*What the exercise asks*. Go through the entries below and pick out every line with "this".

Charts and diagrams as code
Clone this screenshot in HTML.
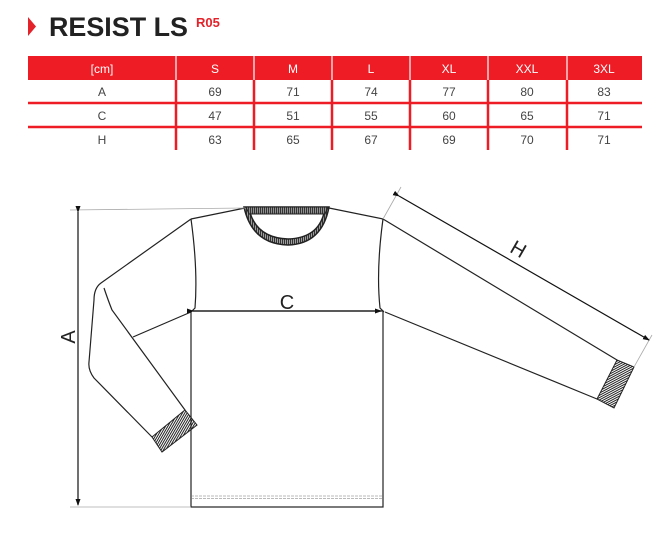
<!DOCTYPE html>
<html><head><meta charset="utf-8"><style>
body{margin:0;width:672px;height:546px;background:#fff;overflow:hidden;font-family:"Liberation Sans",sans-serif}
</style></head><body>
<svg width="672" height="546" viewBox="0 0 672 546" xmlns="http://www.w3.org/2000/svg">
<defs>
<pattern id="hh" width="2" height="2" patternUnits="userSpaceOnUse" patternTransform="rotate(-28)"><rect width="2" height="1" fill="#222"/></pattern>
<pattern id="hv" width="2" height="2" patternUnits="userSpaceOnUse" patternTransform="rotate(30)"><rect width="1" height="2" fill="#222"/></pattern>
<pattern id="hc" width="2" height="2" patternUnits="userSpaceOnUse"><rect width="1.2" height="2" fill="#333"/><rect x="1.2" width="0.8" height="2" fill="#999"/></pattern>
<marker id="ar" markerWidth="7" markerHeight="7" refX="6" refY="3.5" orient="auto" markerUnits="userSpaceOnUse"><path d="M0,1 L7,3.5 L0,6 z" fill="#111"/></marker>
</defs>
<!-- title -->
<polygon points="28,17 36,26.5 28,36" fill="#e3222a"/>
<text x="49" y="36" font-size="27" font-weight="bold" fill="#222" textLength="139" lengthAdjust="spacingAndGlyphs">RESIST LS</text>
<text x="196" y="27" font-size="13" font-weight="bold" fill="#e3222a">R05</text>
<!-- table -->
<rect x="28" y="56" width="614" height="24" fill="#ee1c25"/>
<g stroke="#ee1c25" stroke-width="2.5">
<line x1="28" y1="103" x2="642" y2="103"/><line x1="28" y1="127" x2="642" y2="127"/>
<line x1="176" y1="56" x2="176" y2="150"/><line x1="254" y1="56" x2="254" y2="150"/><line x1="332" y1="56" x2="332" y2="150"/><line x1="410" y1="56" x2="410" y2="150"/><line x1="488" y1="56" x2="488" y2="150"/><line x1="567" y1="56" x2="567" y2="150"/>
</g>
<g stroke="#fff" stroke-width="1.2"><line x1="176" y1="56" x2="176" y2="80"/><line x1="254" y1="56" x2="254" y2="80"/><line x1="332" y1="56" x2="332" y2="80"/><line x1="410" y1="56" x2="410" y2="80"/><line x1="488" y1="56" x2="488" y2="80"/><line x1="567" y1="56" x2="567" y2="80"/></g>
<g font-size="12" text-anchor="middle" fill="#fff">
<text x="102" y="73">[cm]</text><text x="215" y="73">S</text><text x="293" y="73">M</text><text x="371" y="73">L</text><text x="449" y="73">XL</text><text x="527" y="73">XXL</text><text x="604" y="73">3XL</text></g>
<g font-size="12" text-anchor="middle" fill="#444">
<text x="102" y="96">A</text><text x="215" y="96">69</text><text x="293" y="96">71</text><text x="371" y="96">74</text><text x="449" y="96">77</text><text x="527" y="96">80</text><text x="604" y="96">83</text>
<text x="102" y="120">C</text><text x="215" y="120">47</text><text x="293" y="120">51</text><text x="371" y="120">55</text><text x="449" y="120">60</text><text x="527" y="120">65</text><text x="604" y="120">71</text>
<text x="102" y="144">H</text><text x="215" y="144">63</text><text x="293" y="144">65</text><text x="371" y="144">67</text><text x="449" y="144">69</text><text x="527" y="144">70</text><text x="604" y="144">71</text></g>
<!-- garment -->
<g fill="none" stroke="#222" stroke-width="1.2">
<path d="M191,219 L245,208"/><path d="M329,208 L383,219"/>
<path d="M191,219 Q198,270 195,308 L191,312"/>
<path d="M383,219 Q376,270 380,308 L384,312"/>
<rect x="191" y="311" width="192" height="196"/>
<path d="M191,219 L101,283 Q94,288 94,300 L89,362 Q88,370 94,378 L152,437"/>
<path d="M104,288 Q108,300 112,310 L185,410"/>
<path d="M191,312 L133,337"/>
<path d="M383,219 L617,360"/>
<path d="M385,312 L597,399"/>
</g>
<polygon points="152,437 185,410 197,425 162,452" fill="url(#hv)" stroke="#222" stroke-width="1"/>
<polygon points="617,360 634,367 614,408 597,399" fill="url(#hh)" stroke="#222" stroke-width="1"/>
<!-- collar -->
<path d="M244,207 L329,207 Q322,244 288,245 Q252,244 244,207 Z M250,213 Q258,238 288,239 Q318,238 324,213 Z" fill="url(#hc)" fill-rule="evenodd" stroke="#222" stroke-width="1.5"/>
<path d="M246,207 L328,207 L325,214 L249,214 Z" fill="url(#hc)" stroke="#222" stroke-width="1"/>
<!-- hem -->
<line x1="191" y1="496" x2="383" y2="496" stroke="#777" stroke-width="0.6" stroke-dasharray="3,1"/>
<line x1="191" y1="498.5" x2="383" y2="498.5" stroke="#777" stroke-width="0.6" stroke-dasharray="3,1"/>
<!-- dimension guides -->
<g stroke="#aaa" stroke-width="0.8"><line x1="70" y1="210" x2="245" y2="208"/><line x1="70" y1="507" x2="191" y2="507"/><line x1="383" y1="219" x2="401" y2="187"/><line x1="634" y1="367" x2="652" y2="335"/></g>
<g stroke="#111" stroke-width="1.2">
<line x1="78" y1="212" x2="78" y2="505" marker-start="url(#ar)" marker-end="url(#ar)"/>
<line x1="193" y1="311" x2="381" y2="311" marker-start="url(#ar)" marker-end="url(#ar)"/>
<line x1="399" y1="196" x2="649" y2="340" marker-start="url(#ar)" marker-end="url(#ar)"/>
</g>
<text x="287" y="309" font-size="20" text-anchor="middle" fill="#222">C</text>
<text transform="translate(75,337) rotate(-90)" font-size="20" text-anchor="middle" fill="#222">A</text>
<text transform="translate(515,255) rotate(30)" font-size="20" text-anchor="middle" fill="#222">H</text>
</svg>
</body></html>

--

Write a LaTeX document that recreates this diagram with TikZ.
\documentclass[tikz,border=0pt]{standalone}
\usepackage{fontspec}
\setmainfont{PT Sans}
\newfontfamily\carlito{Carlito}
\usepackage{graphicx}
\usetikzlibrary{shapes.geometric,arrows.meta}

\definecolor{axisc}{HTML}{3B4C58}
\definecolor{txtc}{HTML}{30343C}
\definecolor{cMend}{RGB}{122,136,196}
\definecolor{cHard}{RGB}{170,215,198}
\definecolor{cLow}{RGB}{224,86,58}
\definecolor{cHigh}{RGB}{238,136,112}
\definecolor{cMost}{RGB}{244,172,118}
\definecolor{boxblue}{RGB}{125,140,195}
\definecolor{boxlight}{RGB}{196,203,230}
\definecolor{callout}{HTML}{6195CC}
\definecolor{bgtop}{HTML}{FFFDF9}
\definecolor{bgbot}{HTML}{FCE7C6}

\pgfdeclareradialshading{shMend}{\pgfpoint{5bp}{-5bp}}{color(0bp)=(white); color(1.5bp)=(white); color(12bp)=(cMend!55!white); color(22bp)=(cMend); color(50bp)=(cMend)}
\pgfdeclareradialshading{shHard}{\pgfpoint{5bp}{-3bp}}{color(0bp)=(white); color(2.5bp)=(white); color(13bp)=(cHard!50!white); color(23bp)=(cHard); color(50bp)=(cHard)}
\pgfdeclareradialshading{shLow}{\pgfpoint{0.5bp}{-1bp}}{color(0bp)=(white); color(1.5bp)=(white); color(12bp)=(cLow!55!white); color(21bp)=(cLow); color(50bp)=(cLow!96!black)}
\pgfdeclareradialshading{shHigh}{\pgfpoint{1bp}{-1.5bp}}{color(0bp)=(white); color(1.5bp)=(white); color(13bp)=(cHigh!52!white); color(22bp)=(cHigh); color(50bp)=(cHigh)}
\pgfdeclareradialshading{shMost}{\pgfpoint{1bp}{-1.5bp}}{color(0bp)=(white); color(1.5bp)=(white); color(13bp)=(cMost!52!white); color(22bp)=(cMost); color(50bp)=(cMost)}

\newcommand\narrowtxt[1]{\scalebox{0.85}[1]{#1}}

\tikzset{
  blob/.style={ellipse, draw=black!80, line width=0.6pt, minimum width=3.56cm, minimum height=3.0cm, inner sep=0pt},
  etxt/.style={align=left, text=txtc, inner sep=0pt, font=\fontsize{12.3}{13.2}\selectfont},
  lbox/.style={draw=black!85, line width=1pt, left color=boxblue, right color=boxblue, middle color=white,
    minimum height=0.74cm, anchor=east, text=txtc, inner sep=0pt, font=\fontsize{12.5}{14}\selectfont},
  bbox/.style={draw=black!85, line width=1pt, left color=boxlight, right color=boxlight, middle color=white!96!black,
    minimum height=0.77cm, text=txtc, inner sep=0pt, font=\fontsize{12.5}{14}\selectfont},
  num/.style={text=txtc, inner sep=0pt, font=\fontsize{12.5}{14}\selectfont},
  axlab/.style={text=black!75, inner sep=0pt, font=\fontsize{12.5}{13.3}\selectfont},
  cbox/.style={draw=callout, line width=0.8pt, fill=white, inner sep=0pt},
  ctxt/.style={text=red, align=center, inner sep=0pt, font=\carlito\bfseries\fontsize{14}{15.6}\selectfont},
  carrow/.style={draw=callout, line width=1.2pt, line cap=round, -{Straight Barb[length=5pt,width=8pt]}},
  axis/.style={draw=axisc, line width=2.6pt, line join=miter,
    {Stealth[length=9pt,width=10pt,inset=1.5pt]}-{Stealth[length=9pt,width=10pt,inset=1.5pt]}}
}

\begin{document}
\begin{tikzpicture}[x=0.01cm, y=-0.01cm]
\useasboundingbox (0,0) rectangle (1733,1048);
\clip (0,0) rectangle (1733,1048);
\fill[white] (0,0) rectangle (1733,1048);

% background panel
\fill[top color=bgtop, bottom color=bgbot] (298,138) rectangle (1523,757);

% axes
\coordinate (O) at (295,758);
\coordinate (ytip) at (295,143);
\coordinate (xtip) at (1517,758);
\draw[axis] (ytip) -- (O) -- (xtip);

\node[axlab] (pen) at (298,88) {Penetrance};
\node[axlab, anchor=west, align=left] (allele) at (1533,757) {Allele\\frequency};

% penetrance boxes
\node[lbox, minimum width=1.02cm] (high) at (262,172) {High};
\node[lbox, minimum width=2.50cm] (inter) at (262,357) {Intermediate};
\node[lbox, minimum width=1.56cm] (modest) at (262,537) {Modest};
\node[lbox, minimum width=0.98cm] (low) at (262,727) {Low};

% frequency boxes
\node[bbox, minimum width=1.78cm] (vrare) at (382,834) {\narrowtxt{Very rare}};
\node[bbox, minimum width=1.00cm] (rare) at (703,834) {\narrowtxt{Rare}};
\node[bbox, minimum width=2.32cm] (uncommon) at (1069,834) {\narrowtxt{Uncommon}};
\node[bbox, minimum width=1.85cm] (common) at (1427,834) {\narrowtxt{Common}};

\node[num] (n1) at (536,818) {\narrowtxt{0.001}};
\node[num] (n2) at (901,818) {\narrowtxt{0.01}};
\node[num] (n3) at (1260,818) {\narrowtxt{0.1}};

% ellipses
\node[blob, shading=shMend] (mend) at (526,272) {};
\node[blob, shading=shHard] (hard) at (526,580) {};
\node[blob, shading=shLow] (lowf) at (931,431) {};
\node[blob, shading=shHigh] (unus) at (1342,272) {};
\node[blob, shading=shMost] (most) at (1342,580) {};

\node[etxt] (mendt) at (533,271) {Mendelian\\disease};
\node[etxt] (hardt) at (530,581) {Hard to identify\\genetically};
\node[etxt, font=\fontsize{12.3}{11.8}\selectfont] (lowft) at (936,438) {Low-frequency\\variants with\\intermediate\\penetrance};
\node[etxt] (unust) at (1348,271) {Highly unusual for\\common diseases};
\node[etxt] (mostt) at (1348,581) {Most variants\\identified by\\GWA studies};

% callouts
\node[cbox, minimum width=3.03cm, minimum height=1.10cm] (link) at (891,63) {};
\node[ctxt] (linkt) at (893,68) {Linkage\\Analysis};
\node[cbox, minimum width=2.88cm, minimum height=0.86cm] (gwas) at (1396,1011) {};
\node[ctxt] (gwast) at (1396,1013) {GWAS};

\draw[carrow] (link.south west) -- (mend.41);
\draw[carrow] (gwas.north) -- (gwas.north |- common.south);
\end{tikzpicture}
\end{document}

--

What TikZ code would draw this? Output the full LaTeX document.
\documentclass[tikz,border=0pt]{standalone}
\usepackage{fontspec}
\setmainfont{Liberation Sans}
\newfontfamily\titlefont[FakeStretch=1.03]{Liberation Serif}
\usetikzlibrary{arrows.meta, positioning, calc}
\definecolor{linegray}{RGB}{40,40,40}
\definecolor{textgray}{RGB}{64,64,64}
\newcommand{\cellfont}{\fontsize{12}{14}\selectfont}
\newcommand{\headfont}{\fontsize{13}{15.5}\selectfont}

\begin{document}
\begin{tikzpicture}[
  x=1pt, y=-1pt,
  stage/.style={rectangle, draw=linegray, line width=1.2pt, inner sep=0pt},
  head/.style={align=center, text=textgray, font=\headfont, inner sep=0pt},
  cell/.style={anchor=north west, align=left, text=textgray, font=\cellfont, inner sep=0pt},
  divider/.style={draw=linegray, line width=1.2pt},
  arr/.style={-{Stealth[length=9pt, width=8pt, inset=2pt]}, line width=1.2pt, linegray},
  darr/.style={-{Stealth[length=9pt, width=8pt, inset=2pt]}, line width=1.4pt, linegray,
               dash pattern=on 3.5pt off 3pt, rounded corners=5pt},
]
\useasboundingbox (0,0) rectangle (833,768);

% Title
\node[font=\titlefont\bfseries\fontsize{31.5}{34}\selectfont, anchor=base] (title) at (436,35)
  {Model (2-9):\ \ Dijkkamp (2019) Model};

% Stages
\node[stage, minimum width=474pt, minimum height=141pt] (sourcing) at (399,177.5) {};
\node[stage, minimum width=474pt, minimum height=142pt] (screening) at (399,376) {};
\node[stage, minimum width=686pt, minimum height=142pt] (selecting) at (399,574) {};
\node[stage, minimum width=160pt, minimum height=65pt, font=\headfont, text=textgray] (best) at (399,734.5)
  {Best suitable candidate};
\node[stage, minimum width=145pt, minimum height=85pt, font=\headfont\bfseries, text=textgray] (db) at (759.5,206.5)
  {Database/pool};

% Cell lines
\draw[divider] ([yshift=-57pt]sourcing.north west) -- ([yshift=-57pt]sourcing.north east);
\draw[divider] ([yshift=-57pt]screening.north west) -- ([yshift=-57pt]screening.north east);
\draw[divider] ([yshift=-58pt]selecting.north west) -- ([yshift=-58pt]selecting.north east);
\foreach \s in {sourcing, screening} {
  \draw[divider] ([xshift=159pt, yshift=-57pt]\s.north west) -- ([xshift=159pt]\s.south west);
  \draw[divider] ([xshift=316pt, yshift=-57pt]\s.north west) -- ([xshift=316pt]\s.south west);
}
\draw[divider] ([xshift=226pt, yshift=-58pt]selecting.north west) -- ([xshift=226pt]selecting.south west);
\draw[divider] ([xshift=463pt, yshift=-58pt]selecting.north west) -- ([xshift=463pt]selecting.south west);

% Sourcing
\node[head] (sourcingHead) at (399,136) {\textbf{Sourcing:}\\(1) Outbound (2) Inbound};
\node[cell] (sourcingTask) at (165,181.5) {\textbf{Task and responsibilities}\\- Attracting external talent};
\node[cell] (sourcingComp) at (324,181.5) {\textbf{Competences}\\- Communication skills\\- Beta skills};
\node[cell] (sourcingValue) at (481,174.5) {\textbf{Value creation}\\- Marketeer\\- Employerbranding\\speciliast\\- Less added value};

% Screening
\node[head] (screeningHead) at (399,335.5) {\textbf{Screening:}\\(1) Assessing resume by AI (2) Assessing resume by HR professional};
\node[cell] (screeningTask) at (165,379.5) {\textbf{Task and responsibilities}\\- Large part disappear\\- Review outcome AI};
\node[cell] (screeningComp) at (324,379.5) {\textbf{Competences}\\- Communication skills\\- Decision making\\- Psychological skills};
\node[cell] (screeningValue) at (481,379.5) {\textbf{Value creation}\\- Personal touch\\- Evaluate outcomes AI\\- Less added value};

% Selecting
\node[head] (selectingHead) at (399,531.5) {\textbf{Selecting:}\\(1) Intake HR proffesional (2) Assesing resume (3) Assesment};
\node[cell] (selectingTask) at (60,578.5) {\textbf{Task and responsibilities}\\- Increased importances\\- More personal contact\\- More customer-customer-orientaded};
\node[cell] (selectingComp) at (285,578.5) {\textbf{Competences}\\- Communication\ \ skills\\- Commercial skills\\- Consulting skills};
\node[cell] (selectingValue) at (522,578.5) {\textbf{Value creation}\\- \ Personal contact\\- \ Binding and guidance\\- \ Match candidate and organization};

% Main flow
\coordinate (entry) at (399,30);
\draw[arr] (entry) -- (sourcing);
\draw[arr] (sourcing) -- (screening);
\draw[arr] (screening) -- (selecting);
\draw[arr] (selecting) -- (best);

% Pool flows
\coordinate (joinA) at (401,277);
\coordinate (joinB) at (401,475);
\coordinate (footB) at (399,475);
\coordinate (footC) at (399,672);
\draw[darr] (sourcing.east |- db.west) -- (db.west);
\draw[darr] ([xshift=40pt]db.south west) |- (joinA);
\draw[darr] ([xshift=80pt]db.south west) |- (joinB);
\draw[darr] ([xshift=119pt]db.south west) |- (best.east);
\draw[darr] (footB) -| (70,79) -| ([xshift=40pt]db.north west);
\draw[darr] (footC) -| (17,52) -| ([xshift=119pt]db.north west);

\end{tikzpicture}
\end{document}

*Answer for the task*.
Clone this screenshot in HTML.
Write a LaTeX document that recreates this diagram with TikZ.
What TikZ code would draw this? Output the full LaTeX document.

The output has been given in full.